La nuova alleanza suggellata dal sangue di Gesù, agnello immolato.

Nella Lettera ai Romani, S. Paolo scrive: "Ma Dio ha dimostrato il suo amore verso di noi, perché, mentre eravamo ancora peccatori, Cristo è morto per noi. A maggiore ragione ora, giustificati per il suo sangue, saremo salvati dall'ira per mezzo di lui" (Romani 5,8-9).

* Dio ci ha donato suo figlio, che ha accettato la morte in croce, per amore nostro. Siamo con la morte del Signore riconciliati con Dio. Quindi chi crede sa che è continuamente in debito con Dio, in debito perché esistiamo, in debito per il creato, in debito per tutti i doni che abbiamo ottenuto, per il suo progetto su di noi. E siamo in debito per i nostri peccati.

* Una delle caratteristiche del cattolico è il riconoscersi peccatore. Oltre a pentirsi dei propri peccati, egli sa chiedere perdono a Dio mediante il sacramento della riconciliazione, fiducioso che mediante questo otterrà la remissione dei suoi peccati. Se questa cognizione ci accompagna, allora non agiamo come il servitore della parabola. Perché, essendo debitori, il nostro atteggiamento di creditori muta grazie a questa cognizione. Noi, che siamo debitori del sangue effuso di Cristo, come possiamo chiedere ad un altro/altra "saldaci il nostro debito?"

Non recitiamo il Padre Nostro: "rimetti i nostri debiti come noi li rimettiamo ai nostri debitori"? Sono parole vuote o ci crediamo veramente? Lo domando a voi ma anche a me stessa... So perdonare? So capire le ragioni dell'altro/altra? So non mettere sempre al primo posto il mio "io", il mio orgoglio, il mio egoismo? E quando dico che ho perdonato, è vero? È stato fatto veramente col cuore, o soltanto con le parole? Perché, a volte, si può perdonare in maniera "apparente", cioè comportarsi come se non fosse successo nulla, o come se i problemi fossero superati, mentre nel fondo di noi stessi sappiamo che così non è...
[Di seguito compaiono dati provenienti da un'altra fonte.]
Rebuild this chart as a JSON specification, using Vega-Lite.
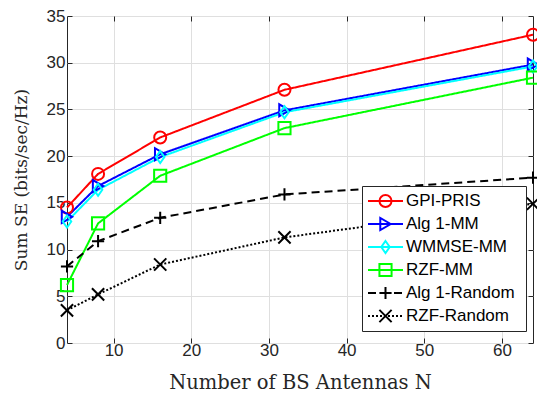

Chiaramente ognuno ha in sé le risposte a queste domande, io le mie, voi le vostre, ognuno le può applicare alla sua esistenza, alle sue esperienze, alla sua vita...
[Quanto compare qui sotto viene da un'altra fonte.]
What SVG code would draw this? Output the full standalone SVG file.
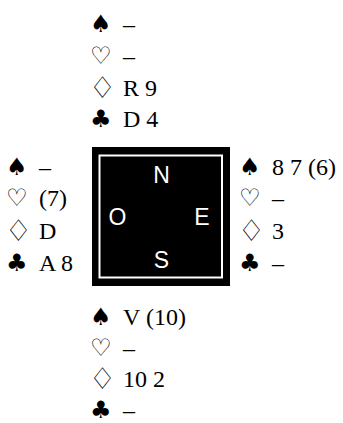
<svg xmlns="http://www.w3.org/2000/svg" width="343" height="423" viewBox="0 0 343 423">
<style>
.t{font-family:"Liberation Serif","Times New Roman",serif;font-size:24px;fill:#000}
.s{font-family:"DejaVu Sans",sans-serif;font-size:24px;fill:#000}
.h{font-family:"DejaVu Sans",sans-serif;font-size:24px;font-weight:bold;fill:#000}
.d{font-family:"DejaVu Sans",sans-serif;font-size:30px;font-weight:bold;fill:#000}
.c{font-family:"Liberation Sans",Arial,sans-serif;font-size:23px;fill:#fff;text-anchor:middle}
</style>
<rect width="343" height="423" fill="#fff"/>
<g id="north">
<text class="s" x="90" y="32">♠</text><text class="t" x="123" y="32">–</text>
<text class="h" x="90" y="64">♡</text><text class="t" x="123" y="64">–</text>
<text class="d" x="89" y="98">♢</text><text class="t" x="123" y="96">R 9</text>
<text class="s" x="90" y="127">♣</text><text class="t" x="123" y="127">D 4</text>
</g>
<g id="west">
<text class="s" x="6" y="175">♠</text><text class="t" x="39" y="175">–</text>
<text class="h" x="6" y="206">♡</text><text class="t" x="39" y="206">(7)</text>
<text class="d" x="5" y="241">♢</text><text class="t" x="39" y="239">D</text>
<text class="s" x="6" y="271">♣</text><text class="t" x="39" y="271">A 8</text>
</g>
<g id="east">
<text class="s" x="239" y="175">♠</text><text class="t" x="272" y="175">8 7 (6)</text>
<text class="h" x="239" y="206">♡</text><text class="t" x="272" y="206">–</text>
<text class="d" x="238" y="241">♢</text><text class="t" x="272" y="239">3</text>
<text class="s" x="239" y="271">♣</text><text class="t" x="272" y="271">–</text>
</g>
<g id="south">
<text class="s" x="90" y="325">♠</text><text class="t" x="123" y="325">V (10)</text>
<text class="h" x="90" y="356">♡</text><text class="t" x="123" y="356">–</text>
<text class="d" x="89" y="389">♢</text><text class="t" x="123" y="387">10 2</text>
<text class="s" x="90" y="418">♣</text><text class="t" x="123" y="418">–</text>
</g>
<g id="table">
<rect x="92" y="147" width="138" height="139" fill="#000"/>
<rect x="99.5" y="155.5" width="122.5" height="122" fill="none" stroke="#fff" stroke-width="2"/>
<text class="c" x="161.5" y="183">N</text>
<text class="c" x="117.5" y="225">O</text>
<text class="c" x="202" y="225">E</text>
<text class="c" x="161.5" y="268">S</text>
</g>
<g id="connectors"/>
</svg>
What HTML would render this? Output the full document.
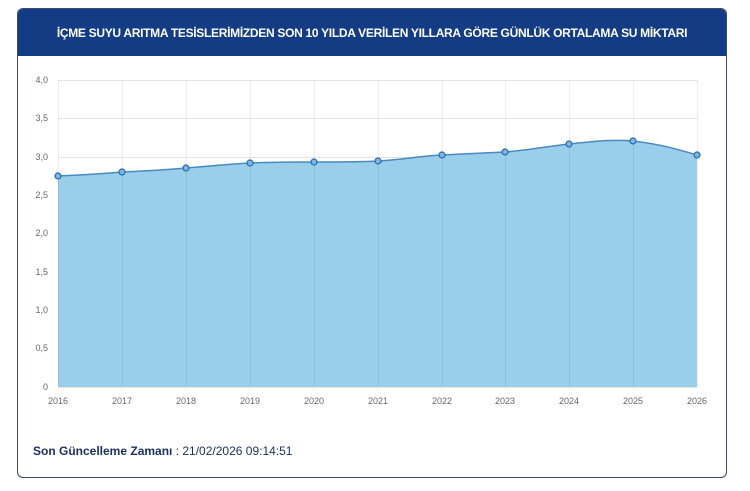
<!DOCTYPE html>
<html><head><meta charset="utf-8"><style>
body{margin:0;background:#fff;width:750px;height:491px;overflow:hidden;font-family:"Liberation Sans",sans-serif}
.card{position:absolute;left:17px;top:8px;width:708px;height:468px;border:1px solid #3a4a6a;border-radius:6px;overflow:hidden;background:#fff}
.hd{height:47px;background:#143c84;color:#fff;font-weight:bold;font-size:12px;text-align:center;line-height:48px;letter-spacing:-0.3px}
.ft{position:absolute;left:33px;top:444px;font-size:12px;color:#1b2f5e}
</style></head><body>
<div class="card"><div class="hd">İÇME SUYU ARITMA TESİSLERİMİZDEN SON 10 YILDA VERİLEN YILLARA GÖRE GÜNLÜK ORTALAMA SU MİKTARI</div></div>
<svg style="position:absolute;left:0;top:0" width="750" height="491">
<g stroke="#000" stroke-opacity="0.1" stroke-width="1">
<line x1="58" y1="80.5" x2="697" y2="80.5"/><line x1="58" y1="118.5" x2="697" y2="118.5"/><line x1="58" y1="157.5" x2="697" y2="157.5"/><line x1="58" y1="195.5" x2="697" y2="195.5"/><line x1="58" y1="233.5" x2="697" y2="233.5"/><line x1="58" y1="272.5" x2="697" y2="272.5"/><line x1="58" y1="310.5" x2="697" y2="310.5"/><line x1="58" y1="348.5" x2="697" y2="348.5"/><line x1="58" y1="387.5" x2="697" y2="387.5"/>
</g>
<path d="M58,176 C80,175 100,174 122,172 C145,171 165,170 186,168 C210,166 230,164 250,163 C275,162 295,162 314,162 C340,162 360,162 378,161 C400,160 420,156 442,155 C465,154 485,153 505,152 C530,150 550,146 569,144 C590,142 610,139 633,141 C660,144 680,150 697,155 L697,387 L58,387 Z" fill="#9acfec"/>
<g stroke="#000" stroke-opacity="0.07" stroke-width="1">
<line x1="58.5" y1="80" x2="58.5" y2="387"/><line x1="122.5" y1="80" x2="122.5" y2="387"/><line x1="186.5" y1="80" x2="186.5" y2="387"/><line x1="250.5" y1="80" x2="250.5" y2="387"/><line x1="314.5" y1="80" x2="314.5" y2="387"/><line x1="378.5" y1="80" x2="378.5" y2="387"/><line x1="442.5" y1="80" x2="442.5" y2="387"/><line x1="505.5" y1="80" x2="505.5" y2="387"/><line x1="569.5" y1="80" x2="569.5" y2="387"/><line x1="633.5" y1="80" x2="633.5" y2="387"/><line x1="697.5" y1="80" x2="697.5" y2="387"/>
</g>
<path d="M58,176 C80,175 100,174 122,172 C145,171 165,170 186,168 C210,166 230,164 250,163 C275,162 295,162 314,162 C340,162 360,162 378,161 C400,160 420,156 442,155 C465,154 485,153 505,152 C530,150 550,146 569,144 C590,142 610,139 633,141 C660,144 680,150 697,155" fill="none" stroke="#4a88c0" stroke-width="1.5"/>
<g fill="#7bb6e2" stroke="#2a6aaa" stroke-width="1.2">
<circle cx="58" cy="176" r="3"/><circle cx="122" cy="172" r="3"/><circle cx="186" cy="168" r="3"/><circle cx="250" cy="163" r="3"/><circle cx="314" cy="162" r="3"/><circle cx="378" cy="161" r="3"/><circle cx="442" cy="155" r="3"/><circle cx="505" cy="152" r="3"/><circle cx="569" cy="144" r="3"/><circle cx="633" cy="141" r="3"/><circle cx="697" cy="155" r="3"/>
</g>
<g font-size="9" fill="#666" text-anchor="end">
<text x="48" y="83">4,0</text><text x="48" y="121">3,5</text><text x="48" y="160">3,0</text><text x="48" y="198">2,5</text><text x="48" y="236">2,0</text><text x="48" y="275">1,5</text><text x="48" y="313">1,0</text><text x="48" y="351">0,5</text><text x="48" y="390">0</text>
</g>
<g font-size="9" fill="#666" text-anchor="middle">
<text x="58" y="404">2016</text><text x="122" y="404">2017</text><text x="186" y="404">2018</text><text x="250" y="404">2019</text><text x="314" y="404">2020</text><text x="378" y="404">2021</text><text x="442" y="404">2022</text><text x="505" y="404">2023</text><text x="569" y="404">2024</text><text x="633" y="404">2025</text><text x="697" y="404">2026</text>
</g>
</svg>
<div class="ft"><b>Son Güncelleme Zamanı</b> : 21/02/2026 09:14:51</div>
</body></html>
* Ma il Signore, nel raccontare questa parabola, fa un passo in più: ci conferma che quello che sarà il nostro modo di agire coi fratelli - quelli che sono al nostro stesso livello, come lo schiavo creditore è al livello dello schiavo debitore - sarà quello di cui risponderemo davanti a Dio. Amando e perdonando i fratelli andremo incontro alla Sua misericordia; mentre, se non ne siamo capaci, come possiamo pensare che Lui ci perdoni? Come leggiamo nella prima lettura: "Ricordati della tua fine e smetti di odiare". Per chi crede, dopo la morte c'è il giudizio di Dio.
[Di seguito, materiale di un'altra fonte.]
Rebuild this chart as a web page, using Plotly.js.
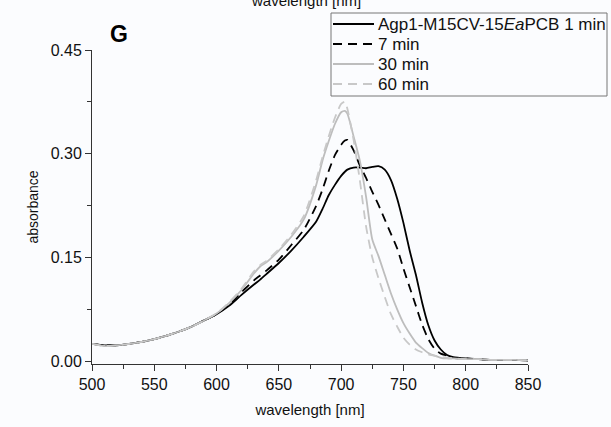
<!DOCTYPE html>
<html>
<head>
<meta charset="utf-8">
<script src="https://cdn.plot.ly/plotly-3.0.1.min.js"></script>
<style>html,body{margin:0;padding:0;background:#fbfcfe;}#chart{width:611px;height:427px;}</style>
</head>
<body>
<div id="chart"></div>
<script>
const wavelength = [500,510,520,530,540,550,560,570,580,590,600,610,620,630,635,640,650,660,670,680,685,690,695,700,703,705,710,715,720,725,730,735,740,745,750,755,760,765,770,775,780,785,790,800,810,820,830,840,850];
const min1  = [0.025,0.023,0.023,0.025,0.028,0.032,0.037,0.043,0.050,0.059,0.068,0.080,0.096,0.111,0.118,0.126,0.142,0.160,0.180,0.202,0.220,0.240,0.255,0.268,0.274,0.277,0.280,0.280,0.279,0.281,0.282,0.277,0.262,0.235,0.200,0.160,0.125,0.085,0.052,0.030,0.017,0.009,0.006,0.004,0.003,0.002,0.002,0.002,0.001];
const min7  = [0.025,0.023,0.023,0.025,0.028,0.032,0.037,0.043,0.050,0.059,0.068,0.082,0.100,0.117,0.124,0.131,0.147,0.168,0.190,0.225,0.248,0.275,0.298,0.313,0.319,0.320,0.305,0.283,0.265,0.245,0.226,0.205,0.184,0.163,0.134,0.107,0.080,0.053,0.032,0.018,0.011,0.008,0.005,0.004,0.003,0.002,0.002,0.002,0.001];
const min30 = [0.025,0.022,0.023,0.025,0.028,0.032,0.037,0.043,0.050,0.059,0.069,0.084,0.103,0.127,0.137,0.143,0.160,0.180,0.205,0.255,0.290,0.318,0.343,0.360,0.362,0.358,0.325,0.290,0.238,0.176,0.152,0.125,0.098,0.075,0.055,0.040,0.027,0.019,0.012,0.008,0.005,0.004,0.004,0.003,0.003,0.002,0.002,0.002,0.001];
const min60 = [0.025,0.022,0.023,0.025,0.028,0.032,0.037,0.043,0.050,0.059,0.069,0.085,0.105,0.130,0.139,0.145,0.162,0.183,0.210,0.262,0.295,0.325,0.352,0.372,0.375,0.365,0.320,0.262,0.195,0.150,0.120,0.093,0.068,0.050,0.034,0.024,0.017,0.013,0.010,0.008,0.006,0.005,0.004,0.003,0.003,0.002,0.002,0.002,0.001];
const seriesNames = ['Agp1-M15CV-15<i>Ea</i>PCB 1 min','7 min','30 min','60 min'];
const yTicks = [0, 0.15, 0.30, 0.45];
const yTickText = ['0.00','0.15','0.30','0.45'];
const xTicks = [500,550,600,650,700,750,800,850];

const styles = [
  {color:'#000000', dash:'solid', width:1.8},
  {color:'#000000', dash:'9px,6px', width:1.8},
  {color:'#bdbdbd', dash:'solid', width:1.8},
  {color:'#c8c8c8', dash:'9px,6px', width:1.8}
];
const ys = [min1, min7, min30, min60];
const traces = ys.map((y,i)=>({
  x: wavelength, y: y, type:'scatter', mode:'lines', name: seriesNames[i], showlegend:false,
  line: {color: styles[i].color, dash: styles[i].dash, width: styles[i].width, shape:'spline', smoothing:0.6}
}));

// plot area in pixels (for placing decorations)
const L = 92, R = 528, T = 50, B = 364;
const px = v => (v - L) / (R - L);
const py = v => (B - v) / (B - T);

const font = 'Liberation Sans, Arial, sans-serif';

// legend drawn as a framed box
const legRows = [24, 44, 64, 84];
const shapes = [
  {type:'rect', xref:'paper', yref:'paper', x0:px(331), x1:px(607), y0:py(96), y1:py(13), line:{color:'#777', width:1}, fillcolor:'rgba(0,0,0,0)'}
];
const annotations = [
  {text:'<b>G</b>', xref:'paper', yref:'paper', x:px(119), y:py(34), xanchor:'center', yanchor:'middle', showarrow:false, font:{family:font, size:23, color:'#000'}},
  {text:'wavelength [nm]', xref:'paper', yref:'paper', x:px(306), y:py(0), xanchor:'center', yanchor:'middle', showarrow:false, font:{family:font, size:15, color:'#111'}}
];
seriesNames.forEach((n,i)=>{
  shapes.push({type:'line', xref:'paper', yref:'paper', x0:px(333), x1:px(374), y0:py(legRows[i]), y1:py(legRows[i]),
               line:{color:styles[i].color, dash:styles[i].dash, width:styles[i].width}});
  annotations.push({text:n, xref:'paper', yref:'paper', x:px(376), y:py(legRows[i]), xanchor:'left', yanchor:'middle',
                    showarrow:false, font:{family:font, size:17, color:'#111'}});
});

const layout = {
  width: 611, height: 427,
  margin: {l:L, r:611-R, t:T, b:427-B},
  paper_bgcolor:'#fbfcfe', plot_bgcolor:'#fbfcfe',
  font: {family: font, size: 16, color:'#111'},
  showlegend: false,
  xaxis: {range:[500,850], tickvals:xTicks, ticks:'outside', ticklen:6, tickcolor:'#333', showline:true, linecolor:'#333', linewidth:1,
          showgrid:false, zeroline:false, mirror:false, tickfont:{family:font, size:16, color:'#111'},
          minor:{dtick:25, tick0:500, ticks:'outside', ticklen:4, tickcolor:'#333', showgrid:false},
          title:{text:'wavelength [nm]', font:{family:font, size:15, color:'#111'}, standoff:12}},
  yaxis: {range:[-0.004,0.45], tickvals:yTicks, ticktext:yTickText, ticks:'outside', ticklen:6, tickcolor:'#333', showline:true, linecolor:'#333', linewidth:1,
          showgrid:false, zeroline:false, tickfont:{family:font, size:16, color:'#111'},
          minor:{tickvals:[0.075,0.225,0.375], ticks:'outside', ticklen:4, tickcolor:'#333', showgrid:false},
          title:{text:'absorbance', font:{family:font, size:14, color:'#111'}, standoff:8}},
  shapes: shapes,
  annotations: annotations
};
Plotly.newPlot('chart', traces, layout, {displayModeBar:false, staticPlot:true});
</script>
</body>
</html>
* La parabola ci ricorda che le azioni che compiamo ora, qui, nella nostra vicenda terrena, con chi ci circonda, hanno agli occhi del Signore un valore importante: dimenticando i torti subiti, ci invita a ragionare con un'ottica nuova: l'ottica dell'amore e del perdono verso gli altri. Quindi se abbiamo qualche "conto in sospeso" con qualcuno, sarebbe bello, dopo questa domenica, andarlo a cercare, perdonarlo, e con un cuore nuovo ricominciare un cammino insieme.

* Vorrei concludere considerando il salmo responsoriale, a cui abbiamo risposto "Il Signore è buono e grande nell'amore". Il salmo 103 è in realtà più lungo, e la Bibbia di Gerusalemme lo intitola "Dio è amore". Esso attiene proprio al tema del debito che abbiamo con Dio. Se lo leggiamo con calma, magari nella versione completa, ci rendiamo conto di quanto siamo debitori verso Dio, per tutti i suoi benefici, per cui le parole del salmisti di rendimento di grazia non possono che diventare nostre:
"Benedici il Signore anima mia
quanto in me benedica il suo santo nome
Benedici il Signore, anima mia,
non dimenticare tanti suoi benefici"

Entrando nel nostro cuore, questi benefici ci aiuteranno a vivere in un'ottica nuova: quella del perdono e dell'amore reciproco, che il Signore ci invita con la Parola proclamata oggi a vivere come esperienza reale e concreta nella nostra vita.